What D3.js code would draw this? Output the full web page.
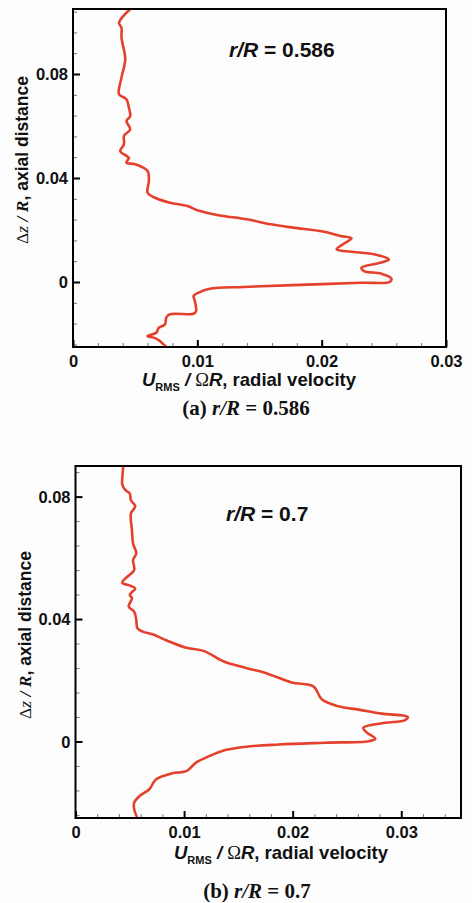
<!DOCTYPE html>
<html>
<head>
<meta charset="utf-8">
<script src="https://cdn.jsdelivr.net/npm/d3@7"></script>
<style>
  body { margin: 0; background: #fdfdfe; }
  svg { display: block; }
</style>
</head>
<body>
<div id="chart"></div>
<script>
// panel (a) r/R = 0.586 : radial velocity vs axial distance
const u_a = [0.0046, 0.0037, 0.0039, 0.0039, 0.0042, 0.0039, 0.0037, 0.0043, 0.0045, 0.0046,
             0.0043, 0.0046, 0.0041, 0.0041, 0.0038, 0.0043, 0.0045, 0.0043, 0.0050, 0.0060,
             0.0061, 0.0060, 0.0066, 0.0078, 0.0092, 0.0100, 0.0116, 0.0140, 0.0159, 0.0177,
             0.0201, 0.0215, 0.0224, 0.0219, 0.0212, 0.0218, 0.0242, 0.0254, 0.0247, 0.0232,
             0.0234, 0.0248, 0.0256, 0.0255, 0.0231, 0.0177, 0.0137, 0.0110, 0.0101, 0.0097,
             0.0098, 0.0099, 0.0097, 0.0078, 0.0075, 0.0074, 0.0069, 0.0067, 0.0060, 0.0065,
             0.0069, 0.0075];
const z_a = [0.1050, 0.0997, 0.0978, 0.0940, 0.0857, 0.0786, 0.0722, 0.0703, 0.0670, 0.0638,
             0.0619, 0.0587, 0.0562, 0.0530, 0.0504, 0.0485, 0.0478, 0.0459, 0.0453, 0.0427,
             0.0388, 0.0343, 0.0324, 0.0305, 0.0292, 0.0276, 0.0258, 0.0241, 0.0222, 0.0209,
             0.0194, 0.0177, 0.0168, 0.0151, 0.0126, 0.0119, 0.0107, 0.0087, 0.0074, 0.0055,
             0.0042, 0.0032, 0.0014, 0.0001, -0.0003, -0.0012, -0.0019, -0.0026, -0.0041, -0.0054,
             -0.0073, -0.0112, -0.0122, -0.0124, -0.0137, -0.0163, -0.0176, -0.0195, -0.0208, -0.0214,
             -0.0224, -0.0250];

// panel (b) r/R = 0.7
const u_b = [0.0044, 0.0043, 0.0043, 0.0046, 0.0050, 0.0051, 0.0055, 0.0051, 0.0052, 0.0053,
             0.0056, 0.0053, 0.0054, 0.0046, 0.0043, 0.0051, 0.0055, 0.0050, 0.0052, 0.0049,
             0.0054, 0.0056, 0.0057, 0.0062, 0.0071, 0.0084, 0.0101, 0.0118, 0.0136, 0.0157,
             0.0175, 0.0199, 0.0219, 0.0227, 0.0242, 0.0261, 0.0282, 0.0306, 0.0303, 0.0285,
             0.0265, 0.0268, 0.0276, 0.0270, 0.0230, 0.0187, 0.0157, 0.0138, 0.0123, 0.0111,
             0.0102, 0.0089, 0.0074, 0.0068, 0.0059, 0.0054, 0.0054, 0.0057];
const z_b = [0.0900, 0.0853, 0.0840, 0.0821, 0.0810, 0.0788, 0.0769, 0.0745, 0.0690, 0.0647,
             0.0615, 0.0593, 0.0560, 0.0533, 0.0519, 0.0508, 0.0500, 0.0479, 0.0468, 0.0441,
             0.0424, 0.0397, 0.0370, 0.0359, 0.0350, 0.0330, 0.0307, 0.0296, 0.0262, 0.0240,
             0.0224, 0.0193, 0.0180, 0.0137, 0.0115, 0.0104, 0.0091, 0.0080, 0.0069, 0.0061,
             0.0045, 0.0030, 0.0009, 0.0001, -0.0004, -0.0010, -0.0017, -0.0028, -0.0048, -0.0069,
             -0.0097, -0.0104, -0.0124, -0.0156, -0.0178, -0.0200, -0.0221, -0.0250];

// tick values
const xTicksMajor = [0, 0.01, 0.02, 0.03];
const yTicksMajor = [0, 0.04, 0.08];
const xTickLabels = ['0', '0.01', '0.02', '0.03'];
const yTickLabels = ['0', '0.04', '0.08'];

const captions = ['(a)', '(b)'];
const radii = ['0.586', '0.7'];

const W = 472, H = 903;
const sans = 'Liberation Sans, Arial, sans-serif';
const serif = 'Liberation Serif, Times New Roman, serif';

const svg = d3.select('#chart').append('svg')
    .attr('width', W)
    .attr('height', H);

svg.append('rect').attr('width', W).attr('height', H).attr('fill', '#fdfdfe');

function drawPanel(o) {
    const x = d3.scaleLinear().domain(o.xDomain).range([o.left, o.right]);
    const y = d3.scaleLinear().domain(o.yDomain).range([o.bottom, o.top]);
    const g = svg.append('g');

    // minor ticks every 0.002 on x, 0.008 on y
    const xMinor = d3.range(0, o.xDomain[1] + 1e-9, 0.002).filter(v => Math.abs(v * 100 - Math.round(v * 100)) > 1e-6);
    const yMinor = d3.range(-0.024, o.yDomain[1] + 1e-9, 0.008).filter(v => Math.abs(v * 25 - Math.round(v * 25)) > 1e-6);

    const minorX = g.append('g')
        .attr('transform', `translate(0,${o.bottom})`)
        .call(d3.axisBottom(x).tickValues(xMinor).tickSizeInner(-4).tickSizeOuter(0).tickFormat(''));
    const minorY = g.append('g')
        .attr('transform', `translate(${o.left},0)`)
        .call(d3.axisLeft(y).tickValues(yMinor).tickSizeInner(-4).tickSizeOuter(0).tickFormat(''));
    [minorX, minorY].forEach(a => {
        a.select('.domain').remove();
        a.selectAll('line').attr('stroke', '#6a7a88').attr('stroke-width', 1);
    });

    const xAxis = g.append('g')
        .attr('transform', `translate(0,${o.bottom})`)
        .call(d3.axisBottom(x).tickValues(xTicksMajor).tickSizeInner(-7).tickSizeOuter(0)
            .tickPadding(20).tickFormat((d, i) => xTickLabels[i]));
    const yAxis = g.append('g')
        .attr('transform', `translate(${o.left},0)`)
        .call(d3.axisLeft(y).tickValues(yTicksMajor).tickSizeInner(-7).tickSizeOuter(0)
            .tickPadding(5).tickFormat((d, i) => yTickLabels[i]));
    [xAxis, yAxis].forEach(a => {
        a.select('.domain').remove();
        a.selectAll('line').attr('stroke', '#000').attr('stroke-width', 2);
        a.selectAll('text')
            .attr('fill', '#111')
            .style('font-family', sans)
            .style('font-weight', 'bold')
            .style('font-size', '16.5px');
    });
    xAxis.selectAll('text').attr('dy', '0');
    yAxis.selectAll('text').attr('dy', '0.36em');

    // the profile
    const pts = o.u.map((d, i) => [d, o.z[i]]);
    g.append('path')
        .datum(pts)
        .attr('fill', 'none')
        .attr('stroke', '#e5402c')
        .attr('stroke-width', 2.6)
        .attr('stroke-linejoin', 'round')
        .attr('d', d3.line().x(d => x(d[0])).y(d => y(d[1])).curve(d3.curveCatmullRom.alpha(0.5)));

    // frame
    g.append('rect')
        .attr('x', o.left).attr('y', o.top)
        .attr('width', o.right - o.left).attr('height', o.bottom - o.top)
        .attr('fill', 'none').attr('stroke', '#000').attr('stroke-width', 2);

    // r/R label inside the box
    const ann = g.append('text')
        .attr('x', o.annX).attr('y', o.annY)
        .style('font-family', sans)
        .style('font-weight', 'bold')
        .style('font-size', '21px')
        .attr('fill', '#111');
    ann.append('tspan').style('font-style', 'italic').text('r/R');
    ann.append('tspan').text(' = ' + o.radius);

    // x title
    const xt = g.append('text')
        .attr('x', o.xTitleX).attr('y', o.xTitleY)
        .attr('text-anchor', 'middle')
        .style('font-family', sans)
        .style('font-weight', 'bold')
        .style('font-size', '18.5px')
        .attr('fill', '#111');
    xt.append('tspan').style('font-style', 'italic').text('U');
    xt.append('tspan').attr('dy', 5).style('font-size', '11px').text('RMS');
    xt.append('tspan').attr('dy', -5).style('font-style', 'italic').text(' / ');
    xt.append('tspan').style('font-family', serif).style('font-weight', 'normal').text('Ω');
    xt.append('tspan').style('font-style', 'italic').text('R');
    xt.append('tspan').text(', radial velocity');

    // y title
    const yt = g.append('text')
        .attr('transform', `translate(${o.yTitleX},${o.yTitleY}) rotate(-90)`)
        .attr('text-anchor', 'middle')
        .style('font-family', sans)
        .style('font-weight', 'bold')
        .style('font-size', '17.5px')
        .attr('fill', '#111');
    yt.append('tspan').style('font-family', serif).style('font-weight', 'normal').text('Δ');
    yt.append('tspan').style('font-family', serif).style('font-weight', 'normal').style('font-style', 'italic').text('z');
    yt.append('tspan').style('font-family', serif).style('font-style', 'italic').text(' / R');
    yt.append('tspan').text(', axial distance');

    // caption under the panel
    const cap = g.append('text')
        .attr('x', o.capX).attr('y', o.capY)
        .attr('text-anchor', 'middle')
        .style('font-family', serif)
        .style('font-weight', 'bold')
        .style('font-size', '21px')
        .attr('fill', '#111');
    cap.append('tspan').text(o.caption + ' ');
    cap.append('tspan').style('font-style', 'italic').text('r/R');
    cap.append('tspan').text(' = ' + o.radius);
}

drawPanel({
    u: u_a, z: z_a,
    xDomain: [0, 0.03], yDomain: [-0.025, 0.105],
    left: 73, right: 446, top: 9, bottom: 347,
    annX: 229, annY: 57, radius: radii[0],
    xTitleX: 249, xTitleY: 386,
    yTitleX: 28, yTitleY: 160,
    capX: 246, capY: 415, caption: captions[0]
});

drawPanel({
    u: u_b, z: z_b,
    xDomain: [0, 0.0355], yDomain: [-0.025, 0.09],
    left: 75.5, right: 461, top: 466, bottom: 818,
    annX: 226, annY: 521, radius: radii[1],
    xTitleX: 281, xTitleY: 859,
    yTitleX: 31, yTitleY: 635,
    capX: 257, capY: 898, caption: captions[1]
});
</script>
</body>
</html>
□ □ □
- **AIM OF THE EXERCISE**: Transcribe the opening line of the listing above, please, and every line after it through the line with "-0.0224, -0.0250];", word for word, without pictures.

- **WRITTEN SOLUTION**:
What D3.js code would draw this? Output the full web page.
<!DOCTYPE html>
<html>
<head>
<meta charset="utf-8">
<script src="https://cdn.jsdelivr.net/npm/d3@7"></script>
<style>
  body { margin: 0; background: #fdfdfe; }
  svg { display: block; }
</style>
</head>
<body>
<div id="chart"></div>
<script>
// panel (a) r/R = 0.586 : radial velocity vs axial distance
const u_a = [0.0046, 0.0037, 0.0039, 0.0039, 0.0042, 0.0039, 0.0037, 0.0043, 0.0045, 0.0046,
             0.0043, 0.0046, 0.0041, 0.0041, 0.0038, 0.0043, 0.0045, 0.0043, 0.0050, 0.0060,
             0.0061, 0.0060, 0.0066, 0.0078, 0.0092, 0.0100, 0.0116, 0.0140, 0.0159, 0.0177,
             0.0201, 0.0215, 0.0224, 0.0219, 0.0212, 0.0218, 0.0242, 0.0254, 0.0247, 0.0232,
             0.0234, 0.0248, 0.0256, 0.0255, 0.0231, 0.0177, 0.0137, 0.0110, 0.0101, 0.0097,
             0.0098, 0.0099, 0.0097, 0.0078, 0.0075, 0.0074, 0.0069, 0.0067, 0.0060, 0.0065,
             0.0069, 0.0075];
const z_a = [0.1050, 0.0997, 0.0978, 0.0940, 0.0857, 0.0786, 0.0722, 0.0703, 0.0670, 0.0638,
             0.0619, 0.0587, 0.0562, 0.0530, 0.0504, 0.0485, 0.0478, 0.0459, 0.0453, 0.0427,
             0.0388, 0.0343, 0.0324, 0.0305, 0.0292, 0.0276, 0.0258, 0.0241, 0.0222, 0.0209,
             0.0194, 0.0177, 0.0168, 0.0151, 0.0126, 0.0119, 0.0107, 0.0087, 0.0074, 0.0055,
             0.0042, 0.0032, 0.0014, 0.0001, -0.0003, -0.0012, -0.0019, -0.0026, -0.0041, -0.0054,
             -0.0073, -0.0112, -0.0122, -0.0124, -0.0137, -0.0163, -0.0176, -0.0195, -0.0208, -0.0214,
             -0.0224, -0.0250];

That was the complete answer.